Updated on 2022-08-12 GMT+08:00

Manually Scaling In a Cluster

You can reduce the number of core or task nodes to scale in a cluster based on service requirements so that MRS delivers better storage and computing capabilities at lower O&M costs.

The scale-in operation is not allowed for a cluster that is performing active/standby synchronization.

Background

A cluster can have three types of nodes, master, core, and task nodes. Currently, only core and task nodes can be removed. To scale in a cluster, you only need to adjust the number of nodes on the MRS console. MRS then automatically selects the nodes to be removed.

The policies for MRS to automatically select nodes are as follows:

  • MRS does not select the nodes with basic components installed, such as ZooKeeper, DBService, KrbServer, and LdapServer, because these basic components are the basis for the cluster to run.
  • Core nodes store cluster service data. When scaling in a cluster, ensure that all data on the core nodes to be removed has been migrated to other nodes. You can perform follow-up scale-in operations only after all component services are decommissioned, for example, removing nodes from Manager and deleting ECSs. When selecting core nodes, MRS preferentially selects the nodes with a small amount of data and healthy instances to be decommissioned to prevent decommissioning failures. For example, if DataNodes are installed on core nodes in an analysis cluster, MRS preferentially selects the nodes with small data volume and good health status during scale-in.

    When core nodes are removed, their data is migrated to other nodes. If the user business has cached the data storage path, the client will automatically update the path, which may increase the service processing latency temporarily. Cluster scale-in may slow the response of the first access to some HBase on HDFS data. You can restart HBase or disable or enable related tables to resolve this issue.

  • Task nodes are computing nodes and do not store cluster data. Data migration is not involved in removing task nodes. Therefore, when selecting task nodes, MRS preferentially selects nodes whose health status is faulty, unknown, or subhealthy. On the Components tab of the MRS console, click a service and then the Instances tab to view the health status of the node instances.

Scale-In Verification Policy

To prevent component decommissioning failures, components provide different decommissioning constraints. Scale-in is allowed only when the constraints of all installed components are met. Table 1 describes the scale-in verification policies.

Table 1 Decommissioning constraints

Component

Constraint

HDFS/DataNode

The number of available nodes after the scale-in is greater than or equal to the number of HDFS copies and the total HDFS data volume does not exceed 80% of the total HDFS cluster capacity.

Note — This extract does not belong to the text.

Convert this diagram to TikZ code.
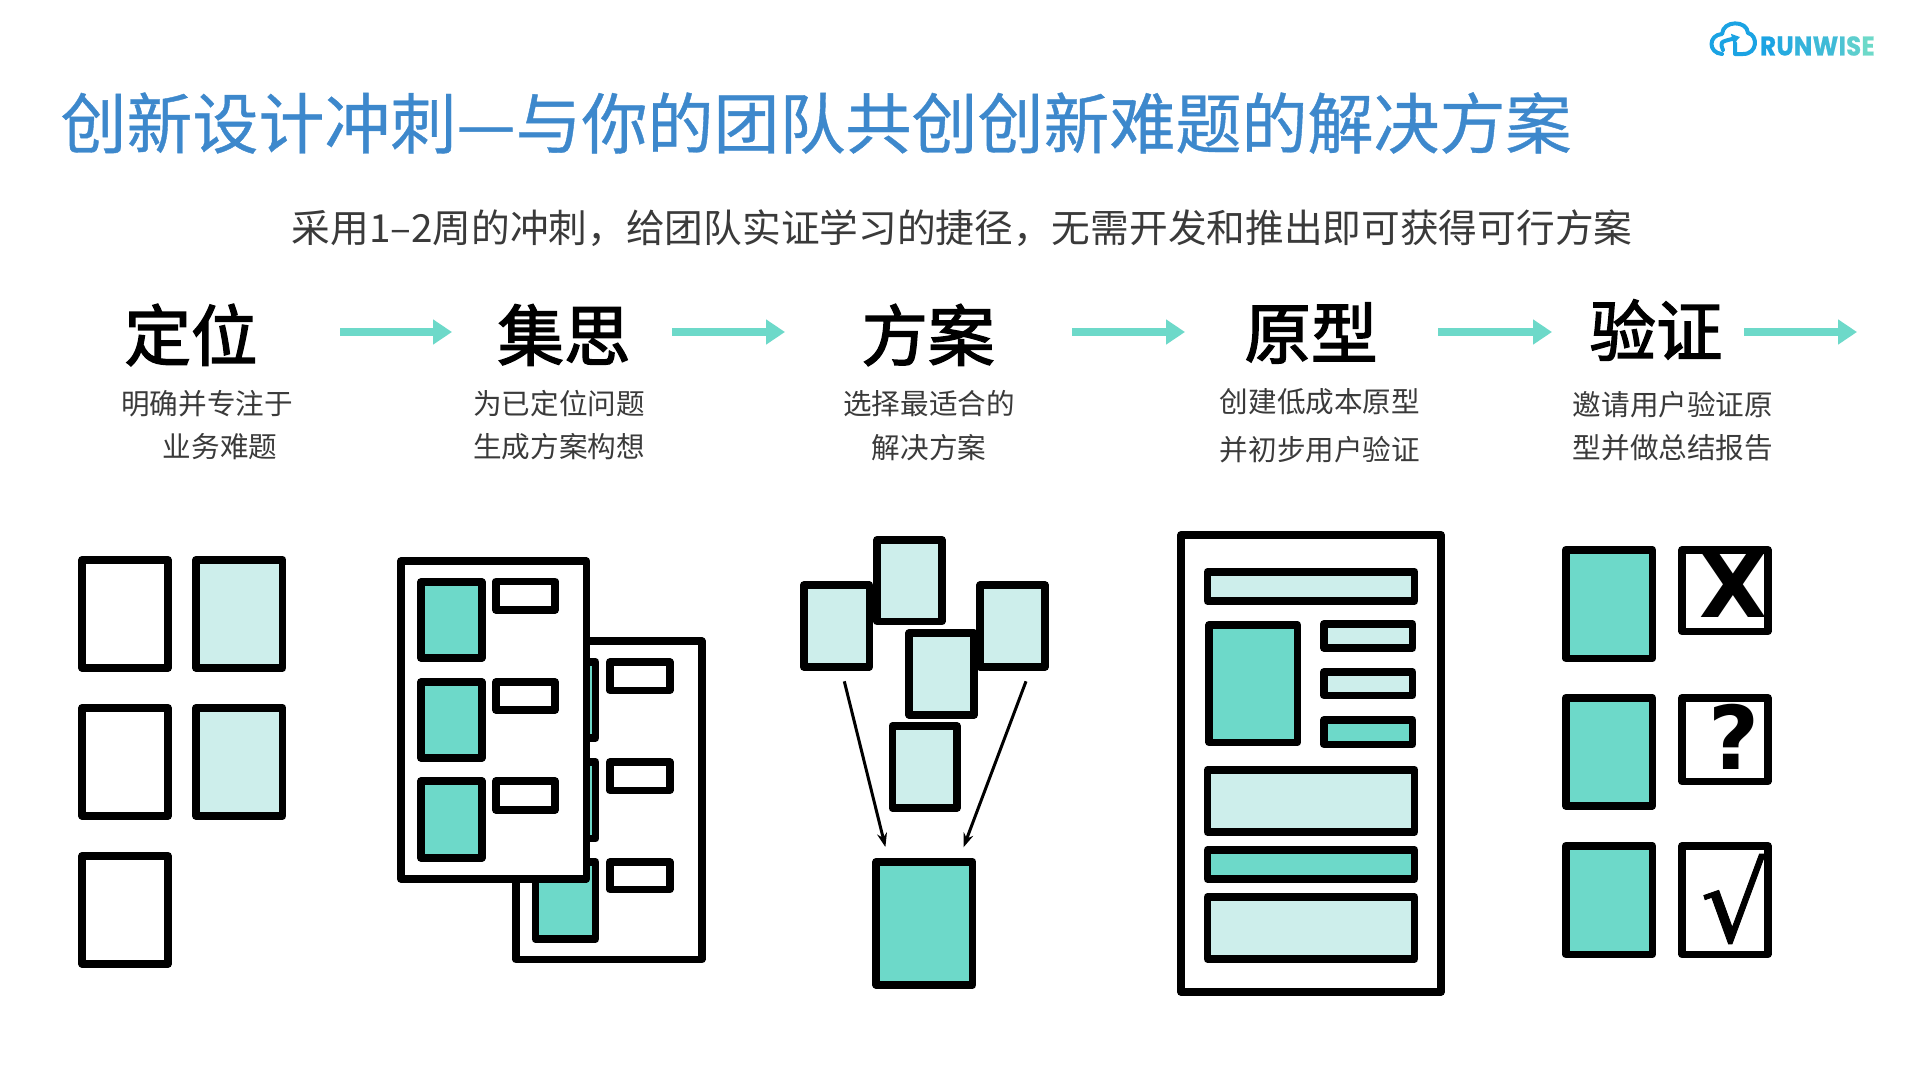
\documentclass[tikz,border=0pt]{standalone}
\usepackage{fontspec}
\usetikzlibrary{arrows.meta}
\newfontfamily\cjk{Noto Sans CJK SC}
\newfontfamily\cjktitle[FakeBold=0.6]{Noto Sans CJK SC}
\newfontfamily\cjkhead[FakeBold=2.2]{Noto Sans CJK SC}
\newfontfamily\dejab{DejaVu Sans Bold}
\newfontfamily\dejav[FakeBold=0.8]{DejaVu Sans}
\newfontfamily\logofont[FakeStretch=0.9,FakeBold=0.8]{Poppins}
\definecolor{teal}{HTML}{6DD9C9}
\definecolor{pale}{HTML}{CDEEEB}
\definecolor{titleblue}{HTML}{3D88CC}
\definecolor{subgrey}{HTML}{3A3A3A}
\definecolor{logoblue}{HTML}{1BA3E3}
\tikzset{
  card/.style={draw=black,line width=7.5pt,line join=round},
  titletext/.style={inner sep=0pt,text=titleblue,font=\cjktitle\fontsize{66}{67}\selectfont},
  subtext/.style={inner sep=0pt,text=subgrey,font=\cjk\fontsize{38.7}{40}\selectfont},
  headtext/.style={inner sep=0pt,text=black,font=\cjkhead\fontsize{66.5}{67}\selectfont},
  desctext/.style={inner sep=0pt,text=subgrey,font=\cjk\fontsize{28.6}{30}\selectfont},
  flow/.style={draw=teal,line width=8pt,-{Triangle[length=19pt,width=24pt]}},
  converge/.style={draw=black,line width=3pt,-{Stealth[length=14pt,width=10pt]}},
  logoletter/.style={inner sep=0pt,font=\logofont\bfseries\fontsize{27}{27}\selectfont},
  cloudline/.style={draw=logoblue,line width=4pt,line cap=round,line join=round}
}
\newcommand{\bx}[5]{\draw[card,fill=#5] ([shift={(3.75,3.75)}]#1,#2) rectangle ([shift={(-3.75,-3.75)}]#3,#4);}
\begin{document}
\begin{tikzpicture}[x=1pt,y=-1pt]
\useasboundingbox (0,0) rectangle (1920,1080);
\fill[white] (0,0) rectangle (1920,1080);
% title
\node[titletext,anchor=center] (title) at (816,123) {创新设计冲刺—与你的团队共创创新难题的解决方案};
\node[subtext] (sub) at (962,228) {采用1–2周的冲刺，给团队实证学习的捷径，无需开发和推出即可获得可行方案};
% headings
\node[headtext] (h1) at (191,335) {定位};
\node[headtext] (h2) at (564,335) {集思};
\node[headtext] (h3) at (928,335) {方案};
\node[headtext] (h4) at (1311,333) {原型};
\node[headtext] (h5) at (1656,330) {验证};
% descriptions
\node[desctext] (d1a) at (207,404) {明确并专注于};
\node[desctext] (d1b) at (220,447) {业务难题};
\node[desctext] (d2a) at (559,404) {为已定位问题};
\node[desctext] (d2b) at (559,447) {生成方案构想};
\node[desctext] (d3a) at (929,404) {选择最适合的};
\node[desctext] (d3b) at (929,448) {解决方案};
\node[desctext] (d4a) at (1320,402) {创建低成本原型};
\node[desctext] (d4b) at (1320,450) {并初步用户验证};
\node[desctext] (d5a) at (1673,405) {邀请用户验证原};
\node[desctext] (d5b) at (1673,448) {型并做总结报告};
% flow arrows
\coordinate (f1s) at (340,332); \coordinate (f1e) at (452,332);
\coordinate (f2s) at (672,332); \coordinate (f2e) at (785,332);
\coordinate (f3s) at (1072,332); \coordinate (f3e) at (1185,332);
\coordinate (f4s) at (1438,332); \coordinate (f4e) at (1552,332);
\coordinate (f5s) at (1744,332); \coordinate (f5e) at (1857,332);
\draw[flow] (f1s) -- (f1e);
\draw[flow] (f2s) -- (f2e);
\draw[flow] (f3s) -- (f3e);
\draw[flow] (f4s) -- (f4e);
\draw[flow] (f5s) -- (f5e);
% group 1
\bx{78.4}{556}{171.7}{671.7}{white}
\bx{192.2}{556}{286.4}{671.7}{pale}
\bx{78.4}{704}{171.7}{819.7}{white}
\bx{192.2}{704}{286.4}{819.7}{pale}
\bx{78.4}{852}{171.7}{967.7}{white}
% group 2 back sheet
\bx{512.3}{637.3}{705.6}{963.3}{white}
\bx{531.5}{658.3}{599.4}{741.7}{teal}
\bx{531.5}{758.3}{599.4}{842.3}{teal}
\bx{531.5}{858.3}{599.4}{942.7}{teal}
\bx{606}{658.3}{673.5}{694}{white}
\bx{606}{758.3}{673.5}{794}{white}
\bx{606}{858.3}{673.5}{893.3}{white}
% group 2 front sheet
\bx{397}{557.3}{590}{882.7}{white}
\bx{417.2}{578.3}{485.5}{661.7}{teal}
\bx{417.2}{678.3}{485.5}{761.7}{teal}
\bx{417.2}{777.3}{485.5}{861.7}{teal}
\bx{492.2}{577.7}{558.8}{613.7}{white}
\bx{492.2}{678.3}{558.8}{713.7}{white}
\bx{492.2}{777.3}{558.8}{813.7}{white}
% group 3
\bx{800}{581.3}{873}{670.7}{pale}
\bx{873.3}{536}{945.6}{625.3}{pale}
\bx{976.4}{581.3}{1048.8}{670.7}{pale}
\bx{905.4}{629.3}{977.8}{718.7}{pale}
\bx{888.5}{722.3}{960.8}{811.7}{pale}
\bx{872.4}{858}{976.4}{988.7}{teal}
\coordinate (c1s) at (844.3,681.3); \coordinate (c1e) at (885.4,847);
\coordinate (c2s) at (1026,681.3); \coordinate (c2e) at (963.5,847.3);
\draw[converge] (c1s) -- (c1e);
\draw[converge] (c2s) -- (c2e);
% group 4
\bx{1177.3}{531}{1444.7}{995.7}{white}
\bx{1203.7}{568}{1418.4}{604.7}{pale}
\bx{1205.4}{621}{1301}{746}{teal}
\bx{1320.2}{620}{1416.2}{651.7}{pale}
\bx{1320.2}{668}{1416.2}{699}{pale}
\bx{1320.2}{716}{1416.2}{748}{teal}
\bx{1203.7}{766}{1418.4}{835.7}{pale}
\bx{1203.7}{846.3}{1418.4}{882.7}{teal}
\bx{1203.7}{893.3}{1418.4}{962.7}{pale}
% group 5
\bx{1562}{546}{1656}{662}{teal}
\bx{1562}{694}{1656}{809.7}{teal}
\bx{1562}{842}{1656}{958}{teal}
\bx{1678.3}{546}{1771.7}{635}{white}
\bx{1678.3}{694}{1771.7}{785}{white}
\bx{1678.3}{842}{1771.7}{958}{white}
\node[inner sep=0pt,font=\dejab\fontsize{88}{88}\selectfont] (mx) at (1733,585) {X};
\node[inner sep=0pt,font=\dejab\fontsize{88}{88}\selectfont] (mq) at (1734,737) {?};
\node[inner sep=0pt,font=\dejav\fontsize{108}{108}\selectfont] (mc) at (1735,899) {√};
% logo
\draw[cloudline] (1722,54) .. controls (1708,53) and (1708,35) .. (1722,34) .. controls (1723,20) and (1747,20) .. (1748,33)
  .. controls (1758,35) and (1758,54) .. (1743,54) -- (1735,54) -- (1735,43);
\draw[cloudline,-{Triangle[length=8pt,width=10pt]}] (1723,50) .. controls (1720,42) .. (1740,37);
\node[logoletter,anchor=west,text=logoblue!100!teal] (l1) at (1760,46) {R};
\node[logoletter,anchor=west,text=logoblue!85!teal] (l2) at (l1.east) {U};
\node[logoletter,anchor=west,text=logoblue!70!teal] (l3) at (l2.east) {N};
\node[logoletter,anchor=west,text=logoblue!55!teal] (l4) at (l3.east) {W};
\node[logoletter,anchor=west,text=logoblue!40!teal] (l5) at (l4.east) {I};
\node[logoletter,anchor=west,text=logoblue!20!teal] (l6) at (l5.east) {S};
\node[logoletter,anchor=west,text=teal] (l7) at (l6.east) {E};
\end{tikzpicture}
\end{document}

This ensures that the remaining space is sufficient for storing existing data after the scale-in and reserves some space for future use.

NOTE:

To ensure data reliability, one backup is automatically generated for each file saved in HDFS, that is, two copies are generated in total.

HBase/RegionServer

The total available memory of RegionServers on all nodes except the nodes to be removed is greater than 1.2 times of the memory which is currently used by RegionServers on these nodes.

This ensures that the node to which the region on a decommissioned node is migrated has sufficient memory to bear the region of the decommissioned node.

Storm/ Supervisor

After the scale-in, ensure that the number of slots in the cluster is sufficient for running the submitted tasks.

This prevents no sufficient resources being available for running the stream processing tasks after the scale-in.

Flume/FlumeServer

If FlumeServer is installed on a node and Flume tasks have been configured for the node, the node cannot be deleted.

This prevents the deployed service program from being deleted by mistake.

Scaling In a Cluster by Specifying the Node Quantity

  1. Log in to the MRS console.
  2. Choose Clusters > Active Clusters, select a running cluster, and click its name to switch to the cluster details page.
  3. Click the Nodes tab. In the Operation column of the node group, click Scale In to go to the Scale In page.

    This operation can be performed only when the cluster and all nodes in it are running.

  4. Set Scale-In Nodes and click OK.

    • Before scaling in the cluster, check whether its security group configuration is correct. Ensure that an inbound security group rule contains a rule in which Protocol & Port is set to All, and Source is set to a trusted accessible IP address range.
    • If damaged data blocks exist in HDFS, the cluster may fail to be scaled in. Contact technical support.

  5. A dialog box displayed in the upper right corner of the page indicates that the task of removing the node is submitted successfully.

    The cluster scale-in process is explained as follows:
    • During scale-in: The cluster status is Scaling In. The submitted jobs will be executed, and you can submit new jobs. You are not allowed to continue to scale in or terminate the cluster. You are advised not to restart the cluster or modify the cluster configuration.
    • Successful scale-in: The cluster status is Running.
    • Failed scale-in: The cluster status is Running. You can execute jobs or scale-in the cluster again.

    After the cluster is scaled in, you can view the node information of the cluster on the Nodes page.